Una simpatica signora di Trapani ha tentato di prenotare un’importante visita specialistica all’ospedale Cervello di Palermo. 

Dopo aver chiamato più volte ed atteso che qualcuno le rispondesse, ha sentito, più o meno, il seguente messaggio: “la segreteria telefonica è satura, riprovi.” 

La signora ha riprovato per circa 10 giorni di seguito, ma senza fortuna, dato che ha continuato a sentire lo stesso messaggio fino ad averlo imparato a memoria. 

Evidentemente la colpa è della signora, che ha deciso di ammalarsi in un periodo “affollato” anche perché, per quello che leggo, la sanità siciliana, salvo qualche scandalo di routine, è organizzata benissimo. O no? 

La verità è che la gestione della sanità non deve essere affrontata con spirito appropriativo ma con generosità e spirito di servizio: un dettaglio a cui pochi dei suoi amministratori pensano nel momento in cui incassano i loro lauti stipendi. 

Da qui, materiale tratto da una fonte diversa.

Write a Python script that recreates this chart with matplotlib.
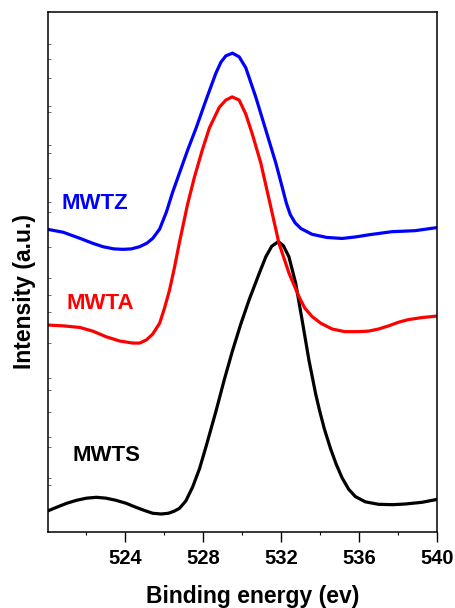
#!/usr/bin/env python3
"""O 1s XPS spectra of MWTS / MWTA / MWTZ, stacked."""

import matplotlib as mpl
import matplotlib.pyplot as plt

# binding energy (eV) and intensity (a.u., offset already applied)
MWTS_E = [520.0, 520.5, 520.98, 521.5, 522.0, 522.51, 523.0, 523.5, 524.04,
          524.5, 525.0, 525.4, 525.83, 526.2, 526.5, 526.77, 527.1, 527.45,
          527.8, 528.13, 528.64, 529.07, 529.47, 529.9, 530.34, 530.85, 531.2,
          531.5, 531.84, 532.1, 532.38, 532.73, 533.06, 533.41, 533.57, 533.75,
          533.95, 534.2, 534.51, 534.8, 535.11, 535.45, 535.79, 536.3, 536.98,
          537.7, 538.35, 539.2, 540.0]
MWTS_I = [4.03, 4.8, 5.51, 6.1, 6.5, 6.67, 6.5, 6.1, 5.51,
          4.8, 4.1, 3.6, 3.46, 3.6, 4.0, 4.55, 6.0, 8.7,
          12.2, 16.4, 23.2, 29.3, 34.6, 39.8, 44.6, 49.6, 52.9,
          54.9, 55.8, 55.0, 52.9, 47.8, 40.7, 33.0, 30.0, 26.6,
          23.4, 19.8, 16.1, 13.1, 10.4, 8.2, 6.8, 5.8, 5.32,
          5.25, 5.38, 5.7, 6.28]

MWTA_E = [520.0, 520.84, 521.66, 522.32, 523.02, 523.7, 524.38, 524.72, 525.07,
          525.39, 525.75, 526.0, 526.26, 526.5, 526.77, 527.18, 527.53, 527.94,
          528.3, 528.81, 529.15, 529.47, 529.83, 530.17, 530.51, 530.94, 531.45,
          531.87, 532.39, 532.9, 533.2, 533.57, 534.02, 534.6, 535.25, 535.96,
          536.47, 536.98, 537.49, 538.0, 538.5, 539.2, 540.0]
MWTA_I = [39.77, 39.6, 39.3, 38.6, 37.5, 36.7, 36.3, 36.3, 36.9,
          38.0, 40.1, 43.0, 46.5, 50.6, 55.7, 62.9, 68.1, 73.4,
          77.6, 81.6, 83.0, 83.6, 83.0, 80.3, 76.4, 70.9, 62.5,
          55.5, 49.7, 45.2, 43.0, 41.4, 40.1, 39.0, 38.5, 38.5,
          38.6, 39.0, 39.6, 40.3, 40.8, 41.2, 41.5]

MWTZ_E = [520.0, 520.8, 521.66, 522.3, 522.85, 523.4, 523.87, 524.3, 524.72,
          525.1, 525.4, 525.75, 526.1, 526.41, 526.77, 527.19, 527.62, 528.13,
          528.64, 528.9, 529.15, 529.49, 529.83, 530.17, 530.68, 531.2, 531.71,
          532.0, 532.25, 532.45, 532.7, 533.0, 533.57, 534.32, 535.11, 535.81,
          536.47, 537.66, 538.86, 540.0]
MWTZ_I = [58.16, 57.6, 56.43, 55.5, 54.81, 54.4, 54.31, 54.4, 54.81,
          55.5, 56.43, 58.2, 61.5, 65.2, 69.0, 73.4, 77.6, 83.0,
          88.2, 90.3, 91.5, 92.0, 91.3, 89.2, 83.6, 77.2, 70.9,
          66.8, 63.2, 61.0, 59.4, 58.3, 57.2, 56.6, 56.4, 56.7,
          57.1, 57.7, 57.9, 58.5]

XTICKS = [524, 528, 532, 536, 540]
XMINOR = [522, 526, 530, 534, 538]
YTICKS = [93.8, 90.9, 87.2, 81.8, 80.7, 74.4, 72.8, 68.0, 63.4, 61.5, 54.8,
          48.8, 45.5, 42.3, 36.3, 29.6, 27.3, 23.1, 18.3, 16.3, 10.4, 9.0]

mpl.rcParams.update({
    "font.family": ["Liberation Sans", "DejaVu Sans"],
    "font.weight": "bold",
})

fig = plt.figure(figsize=(4.55, 6.08), dpi=100)
ax = fig.add_axes([0.1044, 0.125, 0.857, 0.856])

lw = 2.3
for e, i, c in [(MWTS_E, MWTS_I, "black"),
                (MWTA_E, MWTA_I, "#FF0000"),
                (MWTZ_E, MWTZ_I, "#0000FF")]:
    ax.plot(e, i, color=c, lw=lw, solid_joinstyle="round",
            solid_capstyle="round")

ax.text(0.122, 0.632, "MWTZ", transform=ax.transAxes, color="#0000FF",
        fontsize=16, fontweight="bold", ha="center", va="center")
ax.text(0.136, 0.440, "MWTA", transform=ax.transAxes, color="#FF0000",
        fontsize=16, fontweight="bold", ha="center", va="center")
ax.text(0.152, 0.147, "MWTS", transform=ax.transAxes, color="black",
        fontsize=16, fontweight="bold", ha="center", va="center")

ax.set_xlim(520, 540)
ax.set_ylim(0, 100)
ax.set_xticks(XTICKS)
ax.set_xticks(XMINOR, minor=True)
ax.set_xticklabels([str(t) for t in XTICKS], fontsize=14.5, fontweight="bold")
ax.set_yticks(YTICKS)
ax.set_yticklabels([])

ax.tick_params(axis="x", which="major", direction="out", length=7, width=1.0,
               pad=5, top=False)
ax.tick_params(axis="x", which="minor", direction="out", length=2.5, width=0.8,
               top=False)
ax.tick_params(axis="y", which="major", direction="in", length=2, width=0.6,
               color="#555555", right=False)

for side in ax.spines.values():
    side.set_linewidth(1.1)

ax.set_xlabel("Binding energy (ev)", fontsize=16.5, fontweight="bold",
              va="center")
ax.xaxis.set_label_coords(0.527, -0.123)
ax.set_ylabel("Intensity (a.u.)", fontsize=16.5, fontweight="bold",
              va="center")
ax.yaxis.set_label_coords(-0.060, 0.463)

fig.savefig("out.png", dpi=100)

Quando svolgevo le funzioni di Garante dei diritti dei detenuti visitavo carceri, carcerieri e carcerati, non stavo dietro una scrivania a copiare statistiche predisposte da altri, come fanno i burocrati sanitari siciliani. 

Ogni volta che uscivo da una cella, dove avevo raccolto sofferenza, richieste di perdono, rabbia, rassegnazione, speranza, usavo una frase che in altri contesti avrebbe avuto il sapore di una sfida. 

Con il sorriso sulle labbra, dicevo “vi aspetto fuori”, che di solito è un invito a fare a cazzotti, come sarebbe accaduto, al contrario, se avessi salutato qualcuno dei dirigenti della sanità siciliana. 

Lì invece, nelle carceri, in quel contesto, era un augurio sincero rivolto a chi aveva il dovere di scontare una pena ed il diritto di farlo dignitosamente, sperando in un futuro migliore.